‘The Haunting of Bly Manor’: [Spoiler] Is the Real Villain, Not the Lady in the Lake
Netflix’s The Haunting of Bly Manor is packed with threatening spirits. The most ominous of them all is seemingly the Lady in the Lake—the faceless woman who treks the grounds of Bly Manor, killing everyone in her path. But there’s one ghost in particular whose nefarious deeds are much more insidious than hers.
[SPOILER ALERT: Major spoilers ahead for The Haunting of Bly Manor.]
Peter Quint is the real villain of ‘Bly Manor’
Henry Wingrave’s valet, Peter Quint, is the real villain of the story. He’s established as an evil presence from the start, showing up as the creepy man Dani Clayton sees on the parapet of Bly Manor. The manor’s employees think he jetted off after embezzling Dominic and Henry Wingrave’s money and stealing Charlotte Wingrave’s jewels, and he’s hated even more by them because they think his sudden disappearance led to Rebecca Jessel’s suicide.
What the Bly staff doesn’t know until later is that Peter is actually dead, not missing. He was killed by the Lady in the Lake. And viewers later learn that Rebecca’s death was, indeed, triggered by Peter’s sudden “disappearance,” but not in the way it’s originally painted out. Flora and Miles Wingrave’s beloved au pair does kill herself, but it’s while Peter’s ghost possessed her.
Rebecca was tucked away in a happy memory when Peter (her boyfriend!) drowned her in the lake. At the last moment, Rebecca regained consciousness, and fought for her life, but it was too late. Peter’s plan to have her forever had worked. And this is what he did to the woman he loved.
Peter Quint was willing to kill to get what he wanted
Bly Manor and Oliver Jackson-Cohen (the Haunting of Hill House alum who plays Peter) does a good job of humanizing the character in Episode 7. In the episode, titled “The Two Faces, Part Two,” viewers learn that Peter grew up impoverished with an abusive father and a mother who did nothing to help her son. He spent time in a juvenile detention center, and his mother used that information to blackmail the valet in his adult life.
She threatened to tell Henry Wingrave of Peter’s past crimes if he didn’t help her get some money, and that’s the memory to which Peter continuously (and unwillingly) dream-hops. It’s torture for him, and it motivates Peter to try anything to escape his ghostly circumstances.
His plan includes Rebecca dying so they can be together forever, but they have to possess people in order to escape the fate of their faces and memories fading away the longer they’re trapped at Bly. So, Peter convinces Miles and Flora that if they let him and Rebecca possess them forever, they’ll be tucked away in happy memories with their dead parents. (He calls it the “forever home.”) Yes, he literally wanted to possess children with his girlfriend so they could be together…as siblings. (Clearly, the sibling part wasn’t ideal, but they felt it was a better fate than what awaited them. And thankfully, Rebecca eventually thwarted Peter’s plan.)

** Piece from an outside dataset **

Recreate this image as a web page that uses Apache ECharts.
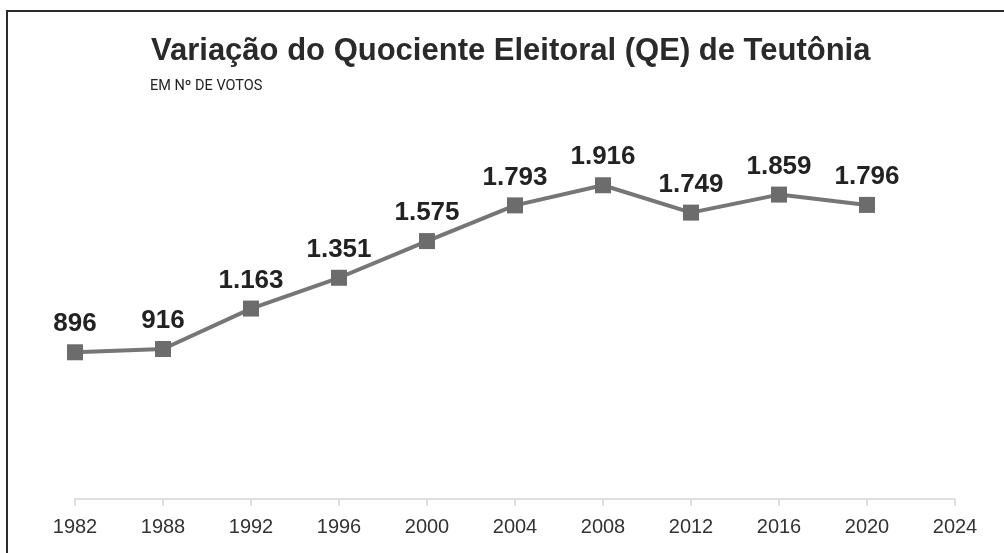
<!DOCTYPE html>
<html>
<head>
<meta charset="utf-8">
<style>
  html, body { margin: 0; padding: 0; background: #fff; }
  #chart { width: 1004px; height: 553px; }
</style>
<script src="https://cdn.jsdelivr.net/npm/echarts@6/dist/echarts.min.js"></script>
</head>
<body>
<div id="chart"></div>
<script>
// anos das eleições
var anos = ["1982", "1988", "1992", "1996", "2000", "2004", "2008", "2012", "2016", "2020", "2024"];
// quociente eleitoral em nº de votos (2024 sem valor)
var qe = [896, 916, 1163, 1351, 1575, 1793, 1916, 1749, 1859, 1796, null];

// formata com ponto de milhar (ex: 1.163)
function fmt(v) {
  return String(v).replace(/\B(?=(\d{3})+(?!\d))/g, ".");
}

var chart = echarts.init(document.getElementById("chart"));
var option = {
  backgroundColor: "#fff",
  animation: false,
  title: [
    {
      text: "Variação do Quociente Eleitoral (QE) de Teutônia",
      left: 151,
      top: 36,
      padding: 0,
      textStyle: {
        fontFamily: "Liberation Sans",
        fontSize: 31,
        fontWeight: "bold",
        color: "#2a2a2a"
      }
    },
    {
      text: "EM Nº DE VOTOS",
      left: 150,
      top: 79,
      padding: 0,
      textStyle: {
        fontFamily: "Roboto",
        fontSize: 14.5,
        fontWeight: "normal",
        color: "#222"
      }
    }
  ],
  graphic: [
    {
      // moldura (só esquerda e topo aparecem)
      type: "rect",
      shape: { x: 7, y: 11, width: 1100, height: 700 },
      style: { fill: "none", stroke: "#2b2b2b", lineWidth: 2 },
      silent: true
    }
  ],
  grid: {
    left: 75,
    right: 49,
    top: 106,
    bottom: 54
  },
  xAxis: {
    type: "category",
    data: anos,
    boundaryGap: false,
    axisLine: { lineStyle: { color: "#d3d6da", width: 1.5 } },
    axisTick: { show: true, length: 7, lineStyle: { color: "#d3d6da", width: 1.5 } },
    axisLabel: {
      margin: 18,
      fontFamily: "Liberation Sans",
      fontSize: 20,
      color: "#333"
    }
  },
  yAxis: {
    type: "value",
    min: 0,
    max: 2400,
    show: false,
    splitLine: { show: false }
  },
  series: [
    {
      type: "line",
      data: qe,
      symbol: "rect",
      symbolSize: 16,
      lineStyle: { color: "#767676", width: 4 },
      itemStyle: { color: "#6c6c6c" },
      label: {
        show: true,
        position: "top",
        distance: 7,
        fontFamily: "Liberation Sans",
        fontSize: 26,
        fontWeight: "bold",
        color: "#222",
        formatter: function (p) {
          return fmt(p.value);
        }
      }
    }
  ]
};
chart.setOption(option);
</script>
</body>
</html>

Peter Quint had a hard life, but it doesn’t excuse his evil deeds
While it’s true that Peter’s familial trauma is heartbreaking, and it’s understandable why he’d harbor resentment for his place in the world, it’s hardly justification for him murdering Rebecca and Hannah Grose, embezzling and stealing from the Wingrave fortune, and his attempt to effectively murder two young children.
He does all kinds of mental gymnastics to justify his hideous deeds, like when he said to Miles, “Life is a bit funny in that way. Sometimes, right can seem wrong, and wrong can seem right. But that’s the difference between children and adults. Seeing the big picture.” Convenient mindset, Peter! No doubt, all the people you killed would appreciate hearing that.
The Lady in the Lake is without a doubt one of the scariest characters in the series, but it’s because she is long past dead and is unconscious of her actions. Her existence is mindless, which makes her impossible to control (although, Dani figured out a tragic way). Peter’s deeds are thought out, meticulous, and continuous. He chooses to enact evil for his own personal gain, to hell with everybody else. And that makes all the difference.